Sable has the knowledge of an advertising historian and talks about today's digital revolution through the lens of an ad exec that has seen it all. He debunked digital hype and reminded the audience that it is not all about what’s on our phones, even though it seems like it is.
2014 was the year of “people beginning to understand that we live in the real world,” he said. Sable believes the biggest mistake is in thinking the experience should be on the phone. Instead it should be about creating an easy way to take that experience offline.
“Analysts 10 to 15 years ago said retail was going to die,” Sable said, quipping that analysts are always wrong. “They said there’d be no more restaurants or movies.

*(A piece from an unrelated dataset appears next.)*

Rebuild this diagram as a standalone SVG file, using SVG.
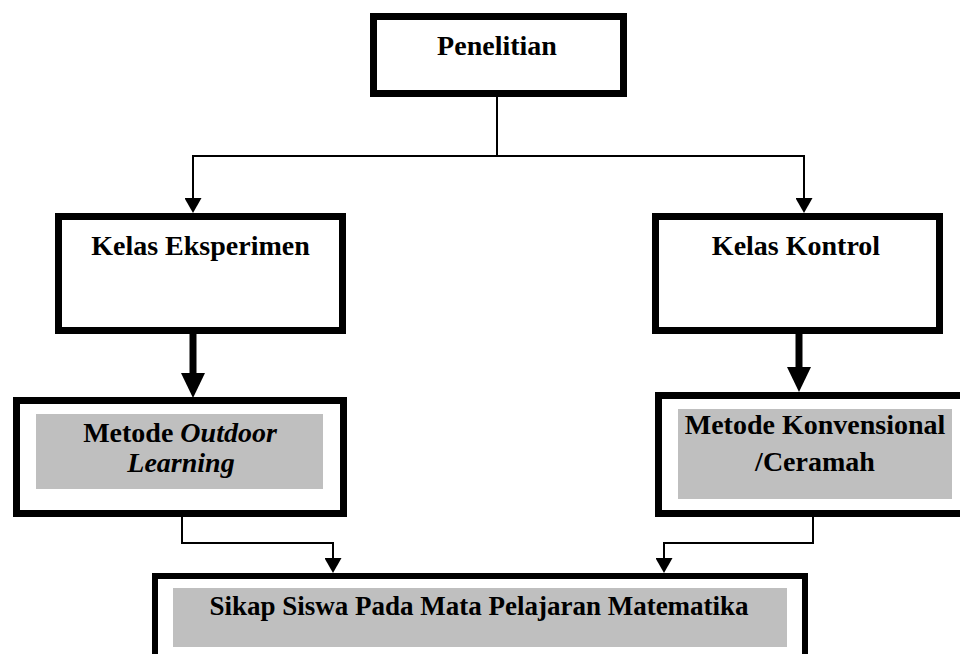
<svg xmlns="http://www.w3.org/2000/svg" width="960" height="654" viewBox="0 0 960 654">
<style>
.box{fill:#fff;stroke:#000;stroke-width:7}
.gray{fill:#bfbfbf;stroke:none}
.lbl{font-family:"Liberation Serif","Times New Roman",serif;font-weight:bold;font-size:28px;fill:#000;text-anchor:middle}
.thin{fill:none;stroke:#000;stroke-width:2;marker-end:url(#ah)}
.thick{fill:none;stroke:#000;stroke-width:7;marker-end:url(#ahb)}
</style>
<defs>
<marker id="ah" markerUnits="userSpaceOnUse" viewBox="0 0 15 17" markerWidth="15" markerHeight="17" refX="0" refY="8.5" orient="auto"><path d="M0,0 L15,8.5 L0,17 z" fill="#000"/></marker>
<marker id="ahb" markerUnits="userSpaceOnUse" viewBox="0 0 25 24" markerWidth="25" markerHeight="24" refX="0" refY="12" orient="auto"><path d="M0,0 L25,12 L0,24 z" fill="#000"/></marker>
</defs>
<rect width="960" height="654" fill="#fff"/>
<g id="connectors">
<path d="M497,97 V156 M193,156 H804" fill="none" stroke="#000" stroke-width="2"/>
<path class="thin" d="M193,155 V198"/>
<path class="thin" d="M804,155 V198"/>
<path class="thick" d="M193,334 V373"/>
<path class="thick" d="M799,334 V367"/>
<path class="thin" d="M182,517 V543 H333 V558"/>
<path class="thin" d="M813,517 V543 H664 V558"/>
</g>
<g id="penelitian">
<rect class="box" x="373.5" y="16.5" width="250" height="77"/>
<text class="lbl" x="497" y="55">Penelitian</text>
</g>
<g id="kelas-eksperimen">
<rect class="box" x="58.5" y="216.5" width="284" height="114"/>
<text class="lbl" x="200.5" y="255">Kelas Eksperimen</text>
</g>
<g id="kelas-kontrol">
<rect class="box" x="655.5" y="216.5" width="284" height="114"/>
<text class="lbl" x="796" y="255">Kelas Kontrol</text>
</g>
<g id="metode-outdoor">
<rect class="box" x="16.5" y="400.5" width="327" height="113"/>
<rect class="gray" x="36" y="414" width="287" height="75"/>
<text class="lbl" x="180" y="442">Metode <tspan font-style="italic">Outdoor</tspan></text>
<text class="lbl" x="181" y="472" font-style="italic">Learning</text>
</g>
<g id="metode-konvensional">
<rect class="box" x="658.5" y="395.5" width="320" height="118"/>
<rect class="gray" x="678" y="409" width="274" height="90"/>
<text class="lbl" x="815" y="434">Metode Konvensional</text>
<text class="lbl" x="815" y="471">/Ceramah</text>
</g>
<g id="sikap-siswa">
<rect class="box" x="155" y="576" width="650" height="120" style="stroke-width:6"/>
<rect class="gray" x="173" y="588" width="614" height="59"/>
<text class="lbl" x="479" y="615" style="font-size:27px">Sikap Siswa Pada Mata Pelajaran Matematika</text>
</g>
</svg>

We’d do nothing that required us to leave our home.”
This year’s most highly valued digital startups are not loved, downloaded and discussed just for their digital interface, but more for their concept, which encourages us to act contrary to analysts’ predictions.
Sable used startup glasses company Warby Parker as an example of a company that truly combines real and digital. They started solely online. Their business model involves sending users five pairs of glasses to customers to try on, an idea that came from customers’ requests to see and try on the product.
“They thought, ‘Wow look at the experience they have when they try glasses on with friends around,” Sable said. That’s not new, he said. Humans have an innate desire for in-person, tactile and social experiences.
Sable said he predicted Warby Parker would open stores because they would face inventory shortages. Sure enough, they opened their retail space in 2013 and have opened more this year, for that reason. These physical stores also help with marketing, reinforcing the brand and adding to the overall experience.
Even though we’re in the year of the face to face, Sable said it doesn’t mean that digital marketing is a bad thing.
“It’s awesome,” he said. “It means we need to think about marketing in a bigger sense. How does digital impact what they do?”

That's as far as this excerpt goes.